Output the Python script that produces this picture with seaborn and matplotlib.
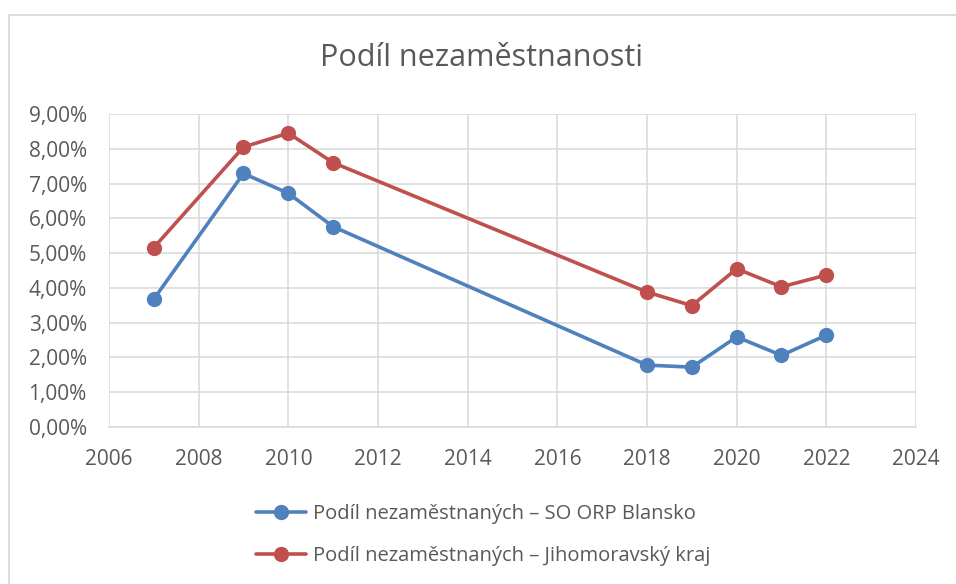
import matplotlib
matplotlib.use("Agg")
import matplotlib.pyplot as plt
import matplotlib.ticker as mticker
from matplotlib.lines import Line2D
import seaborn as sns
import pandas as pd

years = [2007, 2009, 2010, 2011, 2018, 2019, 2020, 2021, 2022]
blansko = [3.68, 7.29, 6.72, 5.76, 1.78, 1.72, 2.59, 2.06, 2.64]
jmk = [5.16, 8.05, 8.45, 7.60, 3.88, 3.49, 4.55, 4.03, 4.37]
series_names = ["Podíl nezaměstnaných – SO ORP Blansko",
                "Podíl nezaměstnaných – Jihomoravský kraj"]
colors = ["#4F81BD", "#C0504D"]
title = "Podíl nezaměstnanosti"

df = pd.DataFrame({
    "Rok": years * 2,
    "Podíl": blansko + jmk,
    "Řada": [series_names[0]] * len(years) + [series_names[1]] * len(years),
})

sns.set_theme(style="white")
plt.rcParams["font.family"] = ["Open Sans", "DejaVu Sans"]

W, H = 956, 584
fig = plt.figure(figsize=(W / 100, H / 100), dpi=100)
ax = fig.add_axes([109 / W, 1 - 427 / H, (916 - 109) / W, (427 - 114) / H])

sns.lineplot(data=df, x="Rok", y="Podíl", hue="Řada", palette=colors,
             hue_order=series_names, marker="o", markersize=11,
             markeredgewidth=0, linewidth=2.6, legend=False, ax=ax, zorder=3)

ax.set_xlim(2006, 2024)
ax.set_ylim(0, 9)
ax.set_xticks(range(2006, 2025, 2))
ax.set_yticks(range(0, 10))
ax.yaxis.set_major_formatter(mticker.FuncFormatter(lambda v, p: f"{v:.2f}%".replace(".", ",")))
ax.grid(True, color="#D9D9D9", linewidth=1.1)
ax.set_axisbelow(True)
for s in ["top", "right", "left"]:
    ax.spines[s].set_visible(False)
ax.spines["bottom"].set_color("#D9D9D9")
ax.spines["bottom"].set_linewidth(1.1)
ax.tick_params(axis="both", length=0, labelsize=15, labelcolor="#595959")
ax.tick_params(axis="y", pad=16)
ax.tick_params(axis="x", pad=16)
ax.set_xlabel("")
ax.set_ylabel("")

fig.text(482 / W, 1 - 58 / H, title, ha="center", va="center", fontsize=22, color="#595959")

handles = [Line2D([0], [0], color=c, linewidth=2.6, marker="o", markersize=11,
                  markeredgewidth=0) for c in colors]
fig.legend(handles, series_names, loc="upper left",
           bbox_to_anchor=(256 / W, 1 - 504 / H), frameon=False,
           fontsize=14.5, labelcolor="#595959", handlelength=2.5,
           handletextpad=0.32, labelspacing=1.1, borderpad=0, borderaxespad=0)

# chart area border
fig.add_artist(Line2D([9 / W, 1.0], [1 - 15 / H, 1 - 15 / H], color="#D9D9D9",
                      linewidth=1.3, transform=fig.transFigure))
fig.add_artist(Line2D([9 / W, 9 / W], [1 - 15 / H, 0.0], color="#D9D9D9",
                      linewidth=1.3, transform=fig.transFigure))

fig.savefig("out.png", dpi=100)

_YOUR INSTRUCTIONS_
The pictures should not be reproduced; quote all of the other material exactly.

_RESULT_
Output the Python script that produces this picture with seaborn and matplotlib.
import matplotlib
matplotlib.use("Agg")
import matplotlib.pyplot as plt
import matplotlib.ticker as mticker
from matplotlib.lines import Line2D
import seaborn as sns
import pandas as pd

years = [2007, 2009, 2010, 2011, 2018, 2019, 2020, 2021, 2022]
blansko = [3.68, 7.29, 6.72, 5.76, 1.78, 1.72, 2.59, 2.06, 2.64]
jmk = [5.16, 8.05, 8.45, 7.60, 3.88, 3.49, 4.55, 4.03, 4.37]
series_names = ["Podíl nezaměstnaných – SO ORP Blansko",
                "Podíl nezaměstnaných – Jihomoravský kraj"]
colors = ["#4F81BD", "#C0504D"]
title = "Podíl nezaměstnanosti"

df = pd.DataFrame({
    "Rok": years * 2,
    "Podíl": blansko + jmk,
    "Řada": [series_names[0]] * len(years) + [series_names[1]] * len(years),
})

sns.set_theme(style="white")
plt.rcParams["font.family"] = ["Open Sans", "DejaVu Sans"]

W, H = 956, 584
fig = plt.figure(figsize=(W / 100, H / 100), dpi=100)
ax = fig.add_axes([109 / W, 1 - 427 / H, (916 - 109) / W, (427 - 114) / H])

sns.lineplot(data=df, x="Rok", y="Podíl", hue="Řada", palette=colors,
             hue_order=series_names, marker="o", markersize=11,
             markeredgewidth=0, linewidth=2.6, legend=False, ax=ax, zorder=3)

ax.set_xlim(2006, 2024)
ax.set_ylim(0, 9)
ax.set_xticks(range(2006, 2025, 2))
ax.set_yticks(range(0, 10))
ax.yaxis.set_major_formatter(mticker.FuncFormatter(lambda v, p: f"{v:.2f}%".replace(".", ",")))
ax.grid(True, color="#D9D9D9", linewidth=1.1)
ax.set_axisbelow(True)
for s in ["top", "right", "left"]:
    ax.spines[s].set_visible(False)
ax.spines["bottom"].set_color("#D9D9D9")
ax.spines["bottom"].set_linewidth(1.1)
ax.tick_params(axis="both", length=0, labelsize=15, labelcolor="#595959")
ax.tick_params(axis="y", pad=16)
ax.tick_params(axis="x", pad=16)
ax.set_xlabel("")
ax.set_ylabel("")

fig.text(482 / W, 1 - 58 / H, title, ha="center", va="center", fontsize=22, color="#595959")

handles = [Line2D([0], [0], color=c, linewidth=2.6, marker="o", markersize=11,
                  markeredgewidth=0) for c in colors]
fig.legend(handles, series_names, loc="upper left",
           bbox_to_anchor=(256 / W, 1 - 504 / H), frameon=False,
           fontsize=14.5, labelcolor="#595959", handlelength=2.5,
           handletextpad=0.32, labelspacing=1.1, borderpad=0, borderaxespad=0)

# chart area border
fig.add_artist(Line2D([9 / W, 1.0], [1 - 15 / H, 1 - 15 / H], color="#D9D9D9",
                      linewidth=1.3, transform=fig.transFigure))
fig.add_artist(Line2D([9 / W, 9 / W], [1 - 15 / H, 0.0], color="#D9D9D9",
                      linewidth=1.3, transform=fig.transFigure))

fig.savefig("out.png", dpi=100)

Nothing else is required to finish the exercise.